Une chose me surprend toujours lorsqu'on parle de la catastrophe écologique, c'est qu'on en parle comme d'une apocalypse totale et instantanée, plus proche en cela d'une guerre nucléaire qui d'ailleurs nous menace de plus en plus sauf qu'elle ne sera pas totale. Pour détruire la planète il faudrait vraiment mettre le paquet. Le pire qui pourrait se produire, ce serait un hiver nucléaire de quelques années. Ce serait catastrophique, faisant beaucoup de morts et favorisant les famines et les épidémies, mais pas la fin du monde (accélérant plutôt son unification sans doute?).
De leur côté, les catastrophes écologiques n'auront pas la soudaineté de l'explosion d'une bombe et ne seront pas simultanées sur toute l'étendue de la planète. Des effondrement écologiques locaux risquent bien de se multiplier mais il est délirant de prolonger les courbes à l'infini et s'affoler de la disparition de l'humanité au moment même où elle n'a jamais été aussi nombreuse. Ce qu'on peut craindre de ces catastrophes, c'est là aussi une mortalité accrue temporairement par famines, épidémies ou guerres qui pourront certes diminuer la population mais très loin d'une extinction.
D'autant qu'à mesure que la population diminuerait, son empreinte écologique diminuerait aussi (tout comme la crise a réduit pendant quelques années les émissions mondiales). Parler de fin du monde n'a aucun sens sinon, certes, la fin de notre monde actuel et de sa précieuse biodiversité qu'on ne réussit pas à préserver. Il ne s'agit pas de minimiser la gravité des effondrements écologiques qui se préparent et leur coût humain probable qu'il faudrait éviter à tout prix, mais cela n'empêche pas qu'à l'opposé de ce qu'on dit, les catastrophes ne s'ajoutent pas dans un emballement qui irait jusqu'à nous rayer de la carte. Non seulement les catastrophes attendues sont la plupart du temps progressives mais elles devraient provoquer des réactions de plus en plus fortes empêchant qu'on aille au pire. L'idée répandue que la totalité des catastrophes annoncées se produiraient toutes et en même temps ne tient pas debout, il faudra les affronter une à une.
Le malheur, c'est qu'en dépit de tous les lanceurs d'alerte et des prévisions scientifiques, il semble bien qu'il soit nécessaire qu'une catastrophe se produise pour que les solidarités en sortent renforcées et qu'on mobilise assez de moyens pour empêcher qu'elle se reproduise.

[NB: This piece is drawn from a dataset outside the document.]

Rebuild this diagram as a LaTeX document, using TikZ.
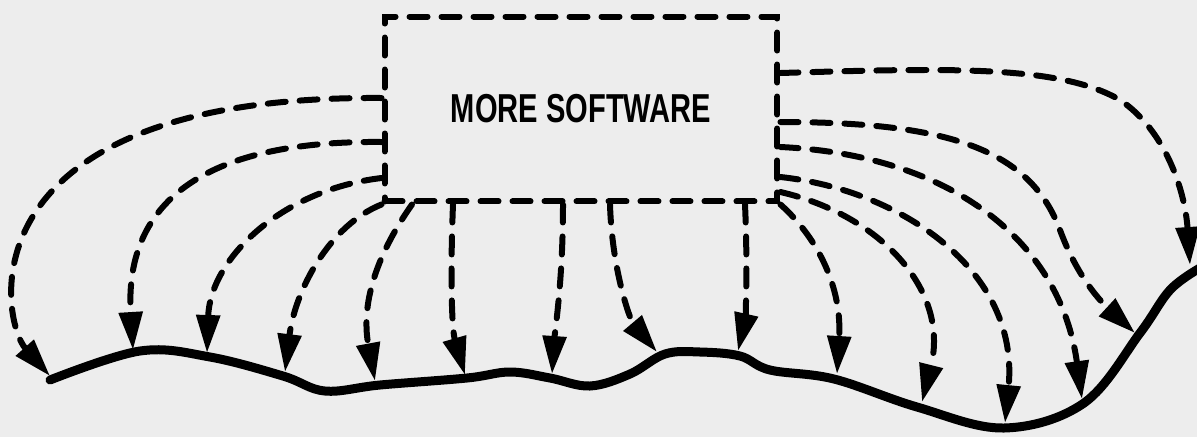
\documentclass[tikz,border=0pt]{standalone}
\usepackage{fontspec}
\setmainfont{Liberation Sans}
\usetikzlibrary{arrows.meta}

\begin{document}
\begin{tikzpicture}[x=0.02cm, y=-0.02cm,
    dashline/.style={line width=0.12cm, line cap=round, dash pattern=on 0.36cm off 0.28cm},
    flow/.style={dashline, -{Triangle[length=0.76cm, width=0.46cm]}}]
    % Paper background
    \fill[black!7] (0,0) rectangle (1197,437);
    \useasboundingbox (0,0) rectangle (1197,437);

    % The software box
    \node[draw, dashline, minimum width=7.86cm, minimum height=3.7cm, inner sep=0,
          font=\fontsize{23}{23}\selectfont\bfseries] (soft) at (581,109)
          {\scalebox{0.72}[1]{MORE SOFTWARE}\hspace{0.25cm}};

    % Wavy ground line
    \draw[line width=0.18cm, line cap=round, line join=round] plot[smooth, tension=0.6] coordinates {
        (50,380) (140,351) (210,357) (283,376) (325,391) (380,385)
        (467,378) (510,372) (550,378) (590,386) (630,374) (665,354)
        (700,352) (740,356) (770,370) (834,379) (917,407) (1004,428)
        (1084,403) (1140,333) (1170,290) (1200,268)};

    % Landing points on the ground
    \coordinate (g1) at (50,376);
    \coordinate (g2) at (133,350);
    \coordinate (g3) at (207,353);
    \coordinate (g4) at (285,372);
    \coordinate (g5) at (375,381);
    \coordinate (g6) at (465,375);
    \coordinate (g7) at (552,374);
    \coordinate (g8) at (657,352);
    \coordinate (g9) at (738,351);
    \coordinate (g10) at (837,374);
    \coordinate (g11) at (922,402);
    \coordinate (g12) at (1005,423);
    \coordinate (g13) at (1082,399);
    \coordinate (g14) at (1135,333);
    \coordinate (g15) at (1190,265);

    % Flows out of the left side
    \draw[flow] (soft.west |- 0,98) .. controls (-40,95) and (0,320) .. (g1);
    \draw[flow] (soft.west |- 0,142) .. controls (180,140) and (125,220) .. (g2);
    \draw[flow] (soft.west |- 0,178) .. controls (280,190) and (210,260) .. (g3);
    \draw[flow] (soft.south west) .. controls (330,225) and (295,290) .. (g4);
    \draw[flow] (soft.south -| 412,0) .. controls (380,250) and (360,300) .. (g5);

    % Flows out of the bottom
    \draw[flow] (soft.south -| 453,0) .. controls (450,280) and (452,330) .. (g6);
    \draw[flow] (soft.south -| 563,0) .. controls (563,280) and (555,330) .. (g7);
    \draw[flow] (soft.south -| 610,0) .. controls (612,270) and (630,320) .. (g8);
    \draw[flow] (soft.south -| 745,0) .. controls (748,270) and (745,320) .. (g9);

    % Flows out of the right side
    \draw[flow] (soft.south east) .. controls (820,240) and (842,290) .. (g10);
    \draw[flow] (soft.east |- 0,192) .. controls (880,215) and (950,290) .. (g11);
    \draw[flow] (soft.east |- 0,177) .. controls (900,190) and (1020,270) .. (g12);
    \draw[flow] (soft.east |- 0,147) .. controls (950,155) and (1060,240) .. (g13);
    \draw[flow] (soft.east |- 0,122) .. controls (950,122) and (1030,150) .. (1060,230)
        .. controls (1080,285) and (1110,310) .. (g14);
    \draw[flow] (soft.east |- 0,73) .. controls (950,68) and (1060,65) .. (1120,100)
        .. controls (1165,130) and (1185,190) .. (g15);

\end{tikzpicture}
\end{document}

Notre situation est donc bien catastrophique, elle n'est pas complètement désespérée. Sortir de la naïveté du tout ou rien est indispensable pour mieux repérer les menaces réelles et leurs échéances afin de construire des stratégies à long terme capables de s'en prémunir. Il n'y a aucune raison d'être optimiste pour un court terme inquiétant tenté par les régressions écologiques, les pouvoirs autoritaires et les confrontations militaires mais la globalisation climatique et numérique est encore très récente et nous ne sommes pas sans ressources. Malgré les désastres qui se profilent à l'horizon, il faut se persuader que tout n'est pas perdu et que, si nous ne pouvons les empêcher encore, après les catastrophes les beaux jours reviendront, plus déterminés à préserver l'avenir.